# INPUT MATERIAL
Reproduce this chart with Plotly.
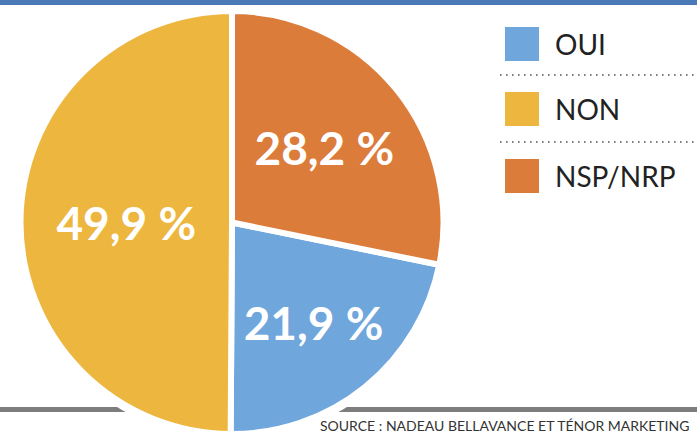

--

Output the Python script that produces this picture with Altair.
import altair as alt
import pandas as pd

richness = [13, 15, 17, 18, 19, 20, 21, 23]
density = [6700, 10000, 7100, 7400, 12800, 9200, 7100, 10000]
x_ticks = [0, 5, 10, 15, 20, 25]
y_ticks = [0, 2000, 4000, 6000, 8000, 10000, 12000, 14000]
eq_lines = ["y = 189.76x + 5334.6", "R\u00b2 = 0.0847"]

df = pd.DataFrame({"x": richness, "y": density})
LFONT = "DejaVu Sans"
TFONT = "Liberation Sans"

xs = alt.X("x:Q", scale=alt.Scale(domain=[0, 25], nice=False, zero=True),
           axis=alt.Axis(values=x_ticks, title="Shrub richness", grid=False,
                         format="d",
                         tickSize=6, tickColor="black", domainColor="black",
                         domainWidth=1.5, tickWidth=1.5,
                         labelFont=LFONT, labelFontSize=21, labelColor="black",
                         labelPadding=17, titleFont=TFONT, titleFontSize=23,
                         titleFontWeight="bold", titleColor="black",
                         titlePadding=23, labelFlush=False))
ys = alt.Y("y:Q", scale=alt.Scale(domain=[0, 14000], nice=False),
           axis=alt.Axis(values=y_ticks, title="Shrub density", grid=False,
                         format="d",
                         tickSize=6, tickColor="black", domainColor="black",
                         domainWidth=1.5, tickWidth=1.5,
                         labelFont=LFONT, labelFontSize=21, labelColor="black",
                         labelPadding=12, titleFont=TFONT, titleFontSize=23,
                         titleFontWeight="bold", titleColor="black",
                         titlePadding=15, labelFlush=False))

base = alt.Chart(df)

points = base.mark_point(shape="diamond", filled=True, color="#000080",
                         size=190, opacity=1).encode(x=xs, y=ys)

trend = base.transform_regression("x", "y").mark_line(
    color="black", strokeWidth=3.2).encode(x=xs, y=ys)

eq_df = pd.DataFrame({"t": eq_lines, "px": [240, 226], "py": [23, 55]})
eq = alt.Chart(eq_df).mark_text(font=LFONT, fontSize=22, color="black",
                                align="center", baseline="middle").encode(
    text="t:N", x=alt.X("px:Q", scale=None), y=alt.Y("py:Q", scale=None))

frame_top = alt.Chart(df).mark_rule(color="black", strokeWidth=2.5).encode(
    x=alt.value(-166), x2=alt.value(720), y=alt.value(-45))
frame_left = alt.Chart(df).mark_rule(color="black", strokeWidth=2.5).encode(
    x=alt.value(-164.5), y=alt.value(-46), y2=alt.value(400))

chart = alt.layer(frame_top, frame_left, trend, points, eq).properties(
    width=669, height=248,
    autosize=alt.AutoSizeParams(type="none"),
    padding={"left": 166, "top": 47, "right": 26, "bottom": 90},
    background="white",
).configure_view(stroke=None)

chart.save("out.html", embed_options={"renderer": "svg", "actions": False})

# TASK STATEMENT
Return every line above in which the string "this" occurs.

# REPLY TO THE TASK
Reproduce this chart with Plotly.
Output the Python script that produces this picture with Altair.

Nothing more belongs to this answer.